Itália é o país que mais apoia refugiados ucranianos? Números contam outra história
Itália é dos países com mais refugiados ucranianos, mas está no fundo da lista em proporção com a população. Candidato do Chega diz que é dos países que mais apoiam, mas dados europeus desmentem.
A frase
"Itália, um país com um Governo conservador, com Meloni, Selvini, etc., é o país que neste momento mais apoio dá aos refugiados ucranianos" — António Tânger Corrêa, cabeça de lista do Chega às eleições europeias, a 20 de Maio de 2024.
O contexto
Era o quarto debate das eleições europeias de 9 de Junho e juntou à mesa da SIC, esta segunda-feira à noite, quatro cabeças de lista: João Oliveira (CDU), Pedro Fidalgo Marques (PAN), João Cotrim Figueiredo (Iniciativa Liberal) e António Tânger Corrêa (Chega).
Já no fim do debate, e para equilibrar os tempos de antena cedidos a cada partido, a moderadora, Clara de Sousa, confrontou António Tânger Corrêa: como é que o Chega, que se assume pró-Ucrânia, poderá integrar um grupo no Parlamento Europeu que tende a apoiar a Rússia?
Em resposta, o candidato a eurodeputado quis dar o exemplo: "Itália, um país com um Governo conservador, com Meloni, Salvini, etc., é o país que neste momento mais apoio dá aos refugiados ucranianos", afirmou.

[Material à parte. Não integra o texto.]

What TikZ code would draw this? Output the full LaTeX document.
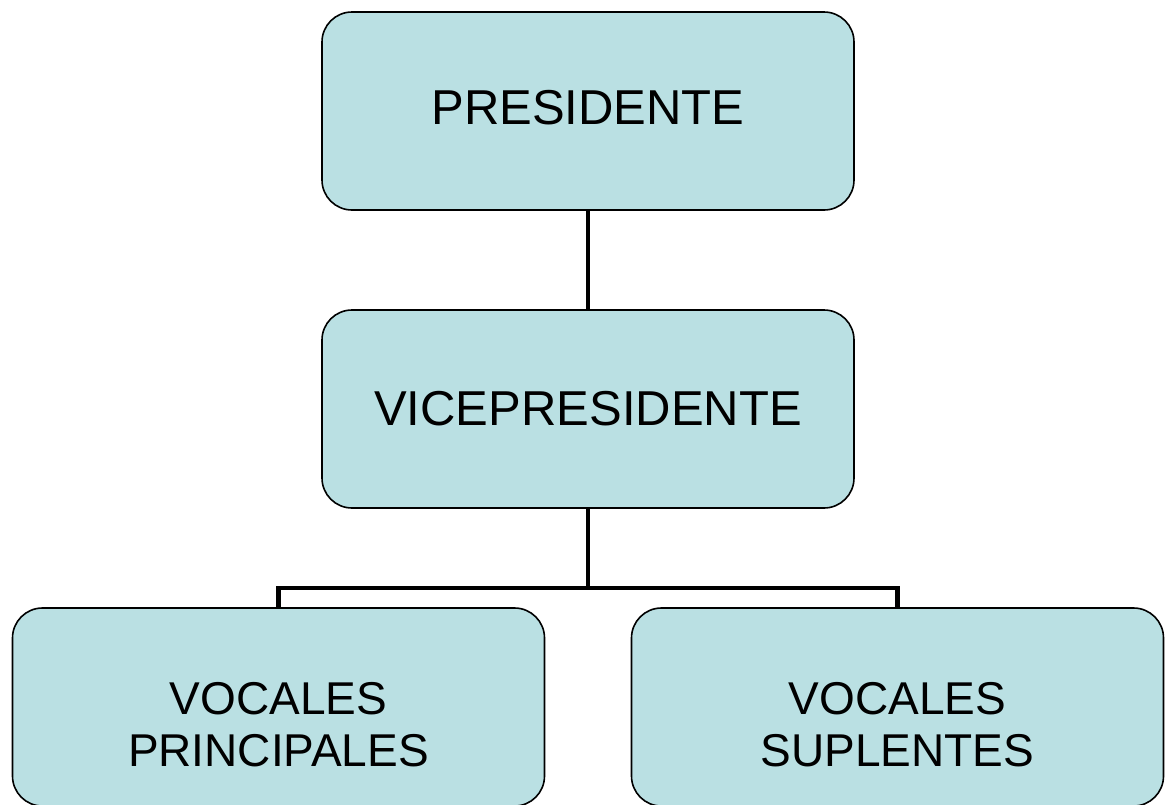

E concluiu: "O que vai acontecer nestas eleições? O dia 9 vai, de alguma forma, reformular a constituição do Parlamento Europeu em termos de famílias."
"É evidente que nós somos membros do ID [Partido Identidade e Democracia] e digo-lhe já porquê: porque nós — eu ainda não estava no partido e o ID voluntariou-se para nos acolher na família política e nós precisávamos de uma família política", justificou. Questionado sobre se recusaria medidas do ID que visem directamente a Ucrânia, António Tânger Corrêa garantiu que sim: "Completamente."
Os factos
Mas será que Itália é mesmo "o país que neste momento mais apoio dá aos refugiados ucranianos"? O Atlas da Migração, um estudo da Comissão Europeia que tira o pulso à permeabilidade dos europeus ao apoio prestado aos refugiados ucranianos, e a Eurostat colocam outros países à frente de Itália. E há vários dados que o indicam.
Em Março de 2024, o mês mais recente para a qual há dados oficiais, a Alemanha era o país que mais beneficiários ucranianos de protecção temporária tinha: quase 1,3 milhões de pessoas. Itália surge em quinto lugar — abaixo da Polónia, República Checa e Espanha —, com pouco mais de 164 mil pessoas. Portugal contabilizava, há dois meses, 60 mil refugiados ucranianos.
Os italianos também não ficam à frente de outros países caso se façam contas ao número de refugiados por cada 100 mil habitantes — pelo contrário, estão no fundo da lista. Os dados de Março indicam que a República Checa é o país que mais refugiados recebeu proporcionalmente à população: 3365 por cada 100 mil habitantes. São 12 vezes mais do que os 278 refugiados por 100 mil habitantes em Itália, que em proporção só recebeu mais que a Grécia e França. Portugal está na metade inferior da lista, mas com o dobro dos italianos — 573 refugiados por 100 mil habitantes — e a conceder estatuto de refugiado a 71% dos pedidos, a taxa mais alta da UE.
Ainda assim, de acordo com o Atlas da Migração, os italianos são dos que mais consideram que os Estados-membros da União Europeia demonstraram solidariedade para com os ucranianos. Essa era a opinião de 85,5% da população italiana — uma percentagem que só é ultrapassada por um país: Portugal, com 89,9% dos residentes a considerarem que a UE foi solidária para com os refugiados ucranianos. No fundo da lista está a Grécia, com 66,4 %.
O mesmo estudo indica que Itália está entre os países onde o apoio à aceitação de refugiados da Ucrânia mais caiu entre Março e Setembro de 2022 — ou seja, num espaço de cerca de seis meses desde o início da invasão russa. Em Março, 88% dos italianos concordavam com o acolhimento de ucranianos que fugiam da guerra, mas em Setembro a percentagem tinha baixado para 80%.
O veredicto
Itália não é dos países que mais apoio têm prestado a refugiados ucranianos, desde logo porque é dos países da União Europeia que menos ucranianos têm recebido. Uma sondagem à opinião pública também indica que a aceitação para continuar a receber refugiados da Ucrânia baixou ao longo do tempo.